More than three-quarters of UK hospitality businesses are at risk of insolvency within 12 months, the leading British trade body announced today, as social distancing measures and local lockdowns continue to weigh on the sector.
A new survey by UK Hospitality showed that one in five hospitality businesses are at significant risk of insolvency within a year, while more than half believe they face a slight risk of going bust in the next 12 months.
Fewer than one-quarter of hospitality businesses surveyed by UK Hospitality, which represents more than 65,000 British venues, said they face no risk of insolvency within the next year.
The trade body warned that without further government support, businesses across the country will face financial ruin and plunge hundreds of thousands of jobs into uncertainty.
The trade body also called on Sunak to extend the furlough scheme beyond its October deadline for those businesses unable to open, and to offer further financial support on rent.
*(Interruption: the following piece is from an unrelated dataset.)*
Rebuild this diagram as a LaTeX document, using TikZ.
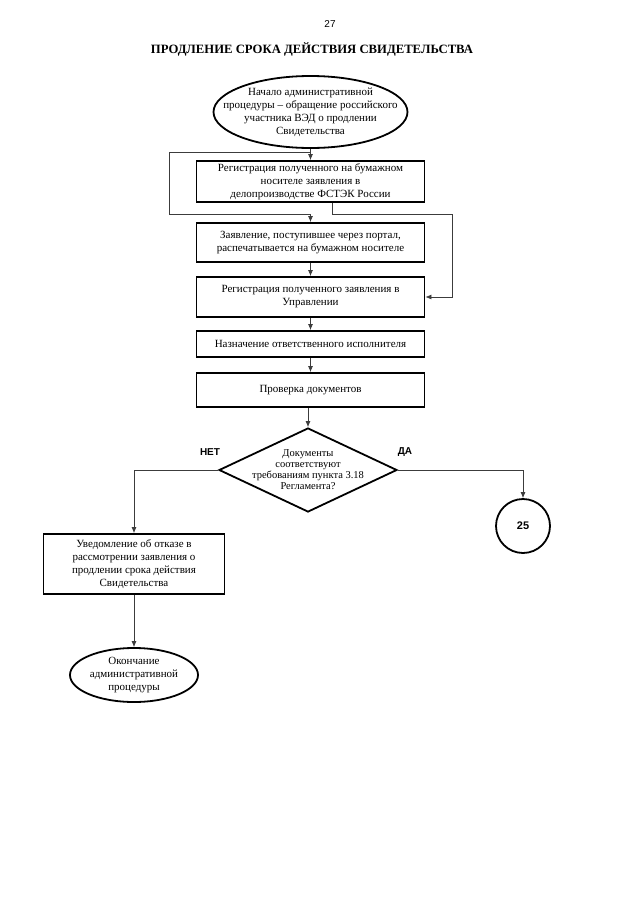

“Otherwise, we are going to see businesses fail and jobs lost just as the economy begins to reopen,” said UK Hospitality chief executive Kate Nicholls.
“The future of this sector, which provides jobs in every region of the country and is central to our social lives, has never looked shakier.”
Nicholls added that the government’s emergency support package has been “crucial” in helping businesses survive the pandemic.
However, she warned that without further support “we are going to see more and more venues going out of business and people continue to lose jobs.”
It comes as the British Beer & Pub Association (BBPA), today said that over a third of pubs in the UK are still unable to break even one month after reopening.
A survey of more than 20,000 pubs represented by the BBPA found that 25 per cent of brewing and pub sector businesses said they were not confident their business was sustainable beyond the end of March 2021.
The trade body echoed UK Hospitality’s calls for further government support, urging the chancellor to slash beer duty by a quarter and cut VAT on beer served in pubs.
It also called on the government to “fundamentally reform business rates to enable the beer and pub sector to fully recover and help grow the economy once more. “.
“We fully support the Eat Out To Help Out scheme and the temporary VAT cut to food and accommodation in pubs and hope they will help boost pub sales,” said BBPA chief executive Emma McClarkin.
“However, to ensure the full recovery of our sector… we need the government to increase its support.
“£1 in every £3 spent in a pub goes to the taxman and now is the time to reinvest that money in our brewers and pubs. That means cutting beer duty by 25 per cent, as well as making the VAT cut permanent and extending it to beer in pubs to bring the cost of a pint down and unlock investment.”